GIVEN INSTRUCTION: Pictures in the entries below are to be left out; otherwise, reproduce exactly the lines from the first through the line containing "const groupColor = '#d4af5c';".

Code that draws figures:
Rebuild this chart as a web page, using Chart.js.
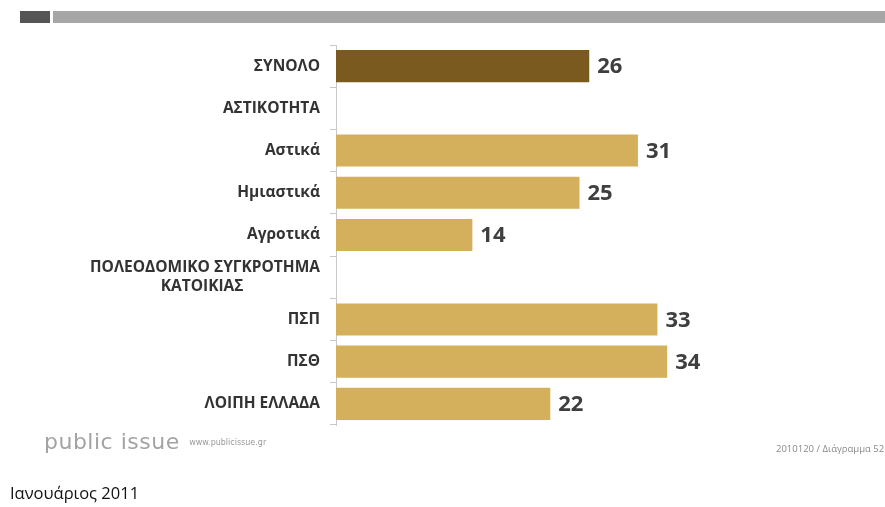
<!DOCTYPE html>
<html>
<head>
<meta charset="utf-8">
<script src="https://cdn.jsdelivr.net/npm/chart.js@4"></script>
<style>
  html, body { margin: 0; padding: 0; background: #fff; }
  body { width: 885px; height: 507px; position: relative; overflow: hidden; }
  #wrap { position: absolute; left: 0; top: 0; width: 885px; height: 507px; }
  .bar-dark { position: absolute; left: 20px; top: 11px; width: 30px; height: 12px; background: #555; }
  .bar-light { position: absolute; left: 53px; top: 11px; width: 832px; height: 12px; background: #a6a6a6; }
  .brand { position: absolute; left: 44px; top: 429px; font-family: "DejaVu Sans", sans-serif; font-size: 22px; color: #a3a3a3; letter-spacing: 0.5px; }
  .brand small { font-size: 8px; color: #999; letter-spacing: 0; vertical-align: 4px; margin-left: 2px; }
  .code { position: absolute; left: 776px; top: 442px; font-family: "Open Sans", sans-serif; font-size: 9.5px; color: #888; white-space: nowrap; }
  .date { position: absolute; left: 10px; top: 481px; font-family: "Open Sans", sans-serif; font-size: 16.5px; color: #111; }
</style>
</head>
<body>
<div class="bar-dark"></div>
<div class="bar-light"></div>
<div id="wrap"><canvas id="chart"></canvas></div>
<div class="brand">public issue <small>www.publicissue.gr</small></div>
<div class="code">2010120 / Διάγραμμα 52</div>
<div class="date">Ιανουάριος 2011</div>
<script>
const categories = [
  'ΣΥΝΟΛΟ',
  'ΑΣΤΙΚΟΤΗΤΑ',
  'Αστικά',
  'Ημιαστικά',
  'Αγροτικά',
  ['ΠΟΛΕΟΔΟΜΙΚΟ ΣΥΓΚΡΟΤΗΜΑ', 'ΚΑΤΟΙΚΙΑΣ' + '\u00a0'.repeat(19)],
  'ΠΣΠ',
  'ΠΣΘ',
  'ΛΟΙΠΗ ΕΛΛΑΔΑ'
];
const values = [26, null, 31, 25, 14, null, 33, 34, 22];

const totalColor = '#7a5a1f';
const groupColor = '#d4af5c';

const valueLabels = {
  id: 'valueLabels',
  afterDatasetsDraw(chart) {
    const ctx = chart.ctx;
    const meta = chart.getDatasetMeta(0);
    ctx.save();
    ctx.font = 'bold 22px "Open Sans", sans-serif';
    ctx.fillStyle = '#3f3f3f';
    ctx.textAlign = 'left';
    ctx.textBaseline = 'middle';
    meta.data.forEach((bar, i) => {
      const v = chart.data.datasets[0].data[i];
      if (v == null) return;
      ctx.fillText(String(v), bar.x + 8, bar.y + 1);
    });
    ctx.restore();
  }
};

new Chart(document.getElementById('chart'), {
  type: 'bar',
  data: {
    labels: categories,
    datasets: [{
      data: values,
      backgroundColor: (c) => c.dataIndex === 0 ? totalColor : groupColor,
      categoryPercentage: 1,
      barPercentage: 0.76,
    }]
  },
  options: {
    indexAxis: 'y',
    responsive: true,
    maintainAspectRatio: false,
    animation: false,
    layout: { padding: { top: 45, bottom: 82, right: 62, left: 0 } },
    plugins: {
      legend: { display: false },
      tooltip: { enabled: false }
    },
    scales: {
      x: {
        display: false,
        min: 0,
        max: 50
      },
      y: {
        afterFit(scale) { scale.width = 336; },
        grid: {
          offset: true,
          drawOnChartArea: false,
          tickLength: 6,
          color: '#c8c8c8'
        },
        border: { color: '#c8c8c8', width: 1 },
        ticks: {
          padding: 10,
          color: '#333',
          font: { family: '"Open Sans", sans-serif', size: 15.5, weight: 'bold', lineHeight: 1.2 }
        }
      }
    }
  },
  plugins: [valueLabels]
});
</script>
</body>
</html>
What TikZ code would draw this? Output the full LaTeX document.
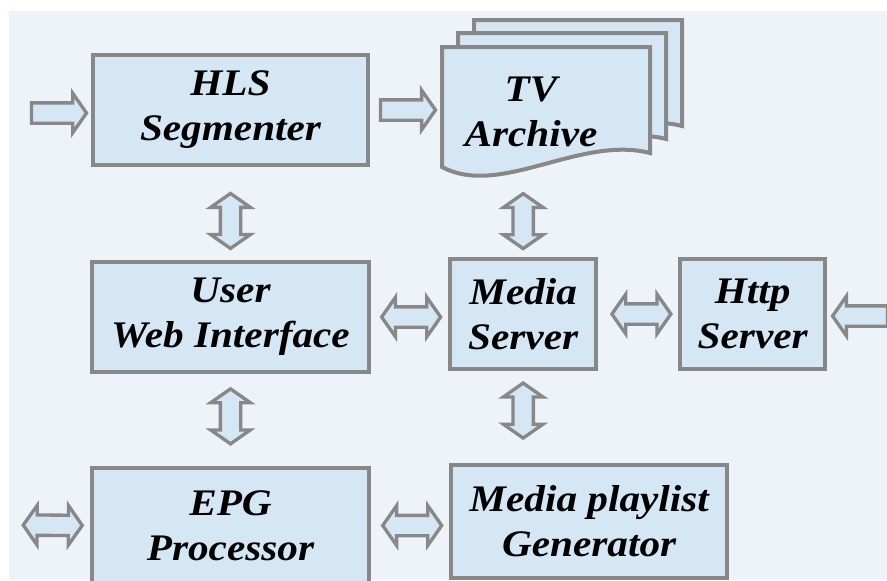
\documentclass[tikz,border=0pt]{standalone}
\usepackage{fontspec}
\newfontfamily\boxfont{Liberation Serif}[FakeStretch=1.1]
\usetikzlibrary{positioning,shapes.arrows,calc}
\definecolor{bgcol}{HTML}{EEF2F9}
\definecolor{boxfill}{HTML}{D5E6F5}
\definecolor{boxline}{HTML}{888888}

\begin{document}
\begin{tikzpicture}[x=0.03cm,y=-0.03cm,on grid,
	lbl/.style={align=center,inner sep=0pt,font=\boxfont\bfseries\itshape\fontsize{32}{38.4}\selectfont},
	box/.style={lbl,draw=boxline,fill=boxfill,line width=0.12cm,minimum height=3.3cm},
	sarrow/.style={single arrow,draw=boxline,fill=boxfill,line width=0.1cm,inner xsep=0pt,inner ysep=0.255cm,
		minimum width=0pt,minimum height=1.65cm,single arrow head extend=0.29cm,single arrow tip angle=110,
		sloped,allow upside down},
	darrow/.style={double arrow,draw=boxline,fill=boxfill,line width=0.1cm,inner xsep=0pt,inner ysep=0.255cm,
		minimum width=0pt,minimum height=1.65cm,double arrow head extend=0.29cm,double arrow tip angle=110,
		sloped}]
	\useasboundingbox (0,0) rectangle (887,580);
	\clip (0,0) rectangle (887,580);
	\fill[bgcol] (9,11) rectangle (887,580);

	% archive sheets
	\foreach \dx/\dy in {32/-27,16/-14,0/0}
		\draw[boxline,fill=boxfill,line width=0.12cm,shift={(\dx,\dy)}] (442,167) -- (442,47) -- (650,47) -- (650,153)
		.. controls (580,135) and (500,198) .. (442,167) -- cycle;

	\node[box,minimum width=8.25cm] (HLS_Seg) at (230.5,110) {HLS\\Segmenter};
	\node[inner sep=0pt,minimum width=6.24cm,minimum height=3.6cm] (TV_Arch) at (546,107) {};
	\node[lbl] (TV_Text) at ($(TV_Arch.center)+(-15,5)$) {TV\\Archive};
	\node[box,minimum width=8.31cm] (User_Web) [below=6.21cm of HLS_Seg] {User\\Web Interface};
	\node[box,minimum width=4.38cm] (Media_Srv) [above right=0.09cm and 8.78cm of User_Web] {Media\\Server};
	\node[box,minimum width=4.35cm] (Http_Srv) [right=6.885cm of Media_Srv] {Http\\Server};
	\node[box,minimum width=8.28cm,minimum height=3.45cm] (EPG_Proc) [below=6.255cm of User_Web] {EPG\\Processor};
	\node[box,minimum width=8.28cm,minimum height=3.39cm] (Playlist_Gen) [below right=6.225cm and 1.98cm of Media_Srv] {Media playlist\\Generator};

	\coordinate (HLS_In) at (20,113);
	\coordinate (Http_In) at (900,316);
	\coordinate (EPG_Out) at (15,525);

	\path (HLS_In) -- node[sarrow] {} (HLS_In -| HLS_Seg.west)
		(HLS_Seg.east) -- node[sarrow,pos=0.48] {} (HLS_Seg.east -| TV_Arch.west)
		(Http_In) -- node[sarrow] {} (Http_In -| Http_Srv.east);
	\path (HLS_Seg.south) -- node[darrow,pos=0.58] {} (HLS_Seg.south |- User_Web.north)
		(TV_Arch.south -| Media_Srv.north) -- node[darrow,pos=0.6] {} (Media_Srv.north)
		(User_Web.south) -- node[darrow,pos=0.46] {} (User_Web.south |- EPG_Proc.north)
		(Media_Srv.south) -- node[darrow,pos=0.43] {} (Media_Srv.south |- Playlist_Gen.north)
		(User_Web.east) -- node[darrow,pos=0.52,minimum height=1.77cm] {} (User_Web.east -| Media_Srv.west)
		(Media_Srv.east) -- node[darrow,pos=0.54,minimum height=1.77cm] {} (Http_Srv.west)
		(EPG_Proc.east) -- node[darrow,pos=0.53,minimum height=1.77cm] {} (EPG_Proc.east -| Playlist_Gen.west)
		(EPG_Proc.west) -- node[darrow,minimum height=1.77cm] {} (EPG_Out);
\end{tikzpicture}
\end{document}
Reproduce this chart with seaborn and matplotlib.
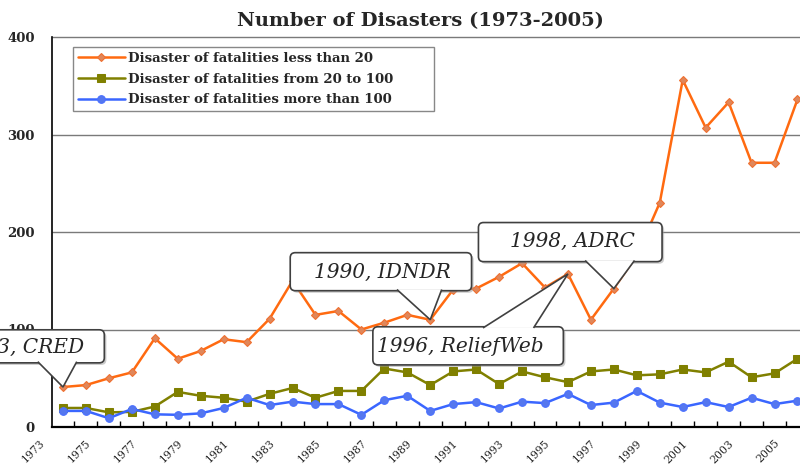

THE RESULT:
Rebuild this chart as a web page, using Chart.js.
<!DOCTYPE html>
<html>
<head>
<meta charset="utf-8">
<script src="https://cdn.jsdelivr.net/npm/chart.js@4"></script>
<style>
  html, body { margin: 0; padding: 0; background: #fff; }
  body { width: 885px; height: 507px; position: relative; overflow: hidden; }
  #wrap { position: absolute; left: 0; top: 0; width: 885px; height: 507px; }
  .bar-dark { position: absolute; left: 20px; top: 11px; width: 30px; height: 12px; background: #555; }
  .bar-light { position: absolute; left: 53px; top: 11px; width: 832px; height: 12px; background: #a6a6a6; }
  .brand { position: absolute; left: 44px; top: 429px; font-family: "DejaVu Sans", sans-serif; font-size: 22px; color: #a3a3a3; letter-spacing: 0.5px; }
  .brand small { font-size: 8px; color: #999; letter-spacing: 0; vertical-align: 4px; margin-left: 2px; }
  .code { position: absolute; left: 776px; top: 442px; font-family: "Open Sans", sans-serif; font-size: 9.5px; color: #888; white-space: nowrap; }
  .date { position: absolute; left: 10px; top: 481px; font-family: "Open Sans", sans-serif; font-size: 16.5px; color: #111; }
</style>
</head>
<body>
<div class="bar-dark"></div>
<div class="bar-light"></div>
<div id="wrap"><canvas id="chart"></canvas></div>
<div class="brand">public issue <small>www.publicissue.gr</small></div>
<div class="code">2010120 / Διάγραμμα 52</div>
<div class="date">Ιανουάριος 2011</div>
<script>
const categories = [
  'ΣΥΝΟΛΟ',
  'ΑΣΤΙΚΟΤΗΤΑ',
  'Αστικά',
  'Ημιαστικά',
  'Αγροτικά',
  ['ΠΟΛΕΟΔΟΜΙΚΟ ΣΥΓΚΡΟΤΗΜΑ', 'ΚΑΤΟΙΚΙΑΣ' + '\u00a0'.repeat(19)],
  'ΠΣΠ',
  'ΠΣΘ',
  'ΛΟΙΠΗ ΕΛΛΑΔΑ'
];
const values = [26, null, 31, 25, 14, null, 33, 34, 22];

const totalColor = '#7a5a1f';
const groupColor = '#d4af5c';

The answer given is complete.